Material —

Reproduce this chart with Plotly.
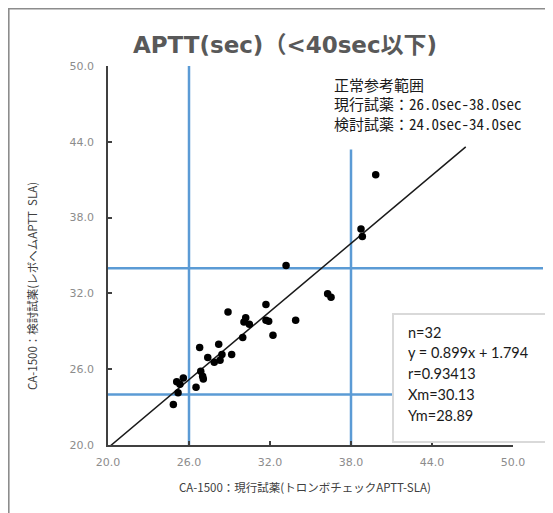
import plotly.graph_objects as go

# ---- data ----
current_reagent = [39.83, 38.74, 38.84, 33.19, 36.27, 36.52, 31.70, 28.89, 30.20, 30.07,
                   30.47, 31.70, 33.90, 32.22, 29.98, 26.79, 28.20, 27.39, 29.16, 28.44,
                   27.87, 28.30, 26.87, 27.01, 27.06, 25.58, 25.09, 25.33, 26.52, 25.19,
                   24.84, 31.90]
test_reagent = [41.39, 37.10, 36.50, 34.21, 31.97, 31.70, 31.13, 30.52, 30.08, 29.73,
                29.55, 29.87, 29.87, 28.68, 28.50, 27.71, 27.97, 26.92, 27.16, 27.16,
                26.55, 26.71, 25.84, 25.45, 25.23, 25.31, 25.00, 24.81, 24.58, 24.13,
                23.21, 29.80]
slope = 0.899
intercept = 1.794
fit_x = [20.0, 46.5]
ref_current = [26.0, 38.0]   # current reagent normal range (x)
ref_test = [24.0, 34.0]      # test reagent normal range (y)
tick_vals = [20, 26, 32, 38, 44, 50]
stats_lines = ["n=32", "y = 0.899x + 1.794", "r=0.93413", "Xm=30.13", "Ym=28.89"]
range_lines = ["正常参考範囲", "現行試薬：26.0sec-38.0sec", "検討試薬：24.0sec-34.0sec"]

# page body has an 8px margin; the figure fills the visible window
OFF = 8
W, H = 553 - OFF, 513 - OFF
L, T = 108 - OFF, 66 - OFF
R = W - (513 - OFF)
B = H - (445 - OFF)
PW, PH = W - L - R, H - T - B

def px_x(p):
    return (p - OFF - L) / PW

def px_y(p):
    return (H - B - (p - OFF)) / PH

fig = go.Figure()

fit_y = [slope * v + intercept for v in fit_x]
fig.add_trace(go.Scatter(x=fit_x, y=fit_y, mode="lines",
                         line=dict(color="#1a1a1a", width=1.5), hoverinfo="skip"))
fig.add_trace(go.Scatter(x=current_reagent, y=test_reagent, mode="markers",
                         marker=dict(color="black", size=7.5), cliponaxis=False))

blue = "#5B9BD5"
fig.add_shape(type="line", xref="x", yref="y", x0=ref_current[0], x1=ref_current[0],
              y0=20, y1=50, line=dict(color=blue, width=2.5), layer="below")
fig.add_shape(type="line", xref="x", yref="y", x0=ref_current[1], x1=ref_current[1],
              y0=20, y1=43.4, line=dict(color=blue, width=2.5), layer="below")
fig.add_shape(type="line", xref="paper", yref="y", x0=0, x1=px_x(543),
              y0=ref_test[1], y1=ref_test[1], line=dict(color=blue, width=2.5), layer="below")
fig.add_shape(type="line", xref="paper", yref="y", x0=0, x1=px_x(560),
              y0=ref_test[0], y1=ref_test[0], line=dict(color=blue, width=2.5), layer="below")

# stats box
fig.add_shape(type="rect", xref="paper", yref="paper", x0=px_x(393), x1=px_x(600),
              y0=px_y(442), y1=px_y(314), line=dict(color="#d9d9d9", width=2),
              fillcolor="white", layer="above")
for i, s in enumerate(stats_lines):
    fig.add_annotation(xref="paper", yref="paper", x=px_x(406), y=px_y(332 + i * 20.8),
                       xanchor="left", yanchor="middle", text=s, showarrow=False,
                       font=dict(family="Lato, Open Sans, sans-serif", size=14.5, color="#1a1a1a"))

for i, s in enumerate(range_lines):
    fig.add_annotation(xref="paper", yref="paper", x=px_x(332), y=px_y(84 + i * 19.5),
                       xanchor="left", yanchor="middle", text=s, showarrow=False,
                       font=dict(family="Noto Sans Mono CJK JP, Noto Sans CJK JP", size=15,
                                 color="#1a1a1a"))

# outer border
fig.add_shape(type="rect", xref="paper", yref="paper", x0=px_x(8.6), x1=px_x(620),
              y0=px_y(560), y1=px_y(8.6), line=dict(color="#8c8c8c", width=2), layer="below")

# axis titles
fig.add_annotation(xref="paper", yref="paper", x=px_x(305), y=px_y(487),
                   text="CA-1500：現行試薬(トロンボチェックAPTT-SLA)", showarrow=False,
                   xanchor="center", yanchor="middle",
                   font=dict(family="Noto Sans CJK JP", size=11.5, color="#404040"))
fig.add_annotation(xref="paper", yref="paper", x=px_x(32), y=px_y(286),
                   text="CA-1500：検討試薬(レボヘムAPTT  SLA)", showarrow=False, textangle=-90,
                   xanchor="center", yanchor="middle",
                   font=dict(family="Noto Sans CJK JP", size=11.5, color="#404040"))

axis_common = dict(range=[20, 50], tickvals=tick_vals, tickformat=".1f",
                   showline=True, linecolor="#404040", linewidth=1.5,
                   ticks="inside", ticklen=4, tickcolor="#404040", tickwidth=1.5,
                   showgrid=False, zeroline=False, automargin=False,
                   tickfont=dict(family="DejaVu Sans", size=11, color="#8c8c8c"))
fig.update_xaxes(**axis_common, ticklabelstandoff=6)
fig.update_yaxes(**axis_common, ticklabelstandoff=10)

fig.update_layout(
    width=W, height=H,
    margin=dict(l=L, r=R, t=T, b=B, autoexpand=False),
    paper_bgcolor="white", plot_bgcolor="white",
    showlegend=False,
    title=dict(text="<b>APTT(sec)（<40sec以下)</b>", xref="container", yref="container",
               x=(285 - OFF) / W, y=1 - (45 - OFF) / H, xanchor="center", yanchor="middle",
               font=dict(family="DejaVu Sans, Noto Sans CJK JP", size=23, color="#595959")),
)

fig.write_html("out.html")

Written instruction — With all pictures left out, please transcribe exactly the lines from the start of the material through the line with "import plotly.graph_objects as go".

Final result —
Reproduce this chart with Plotly.
import plotly.graph_objects as go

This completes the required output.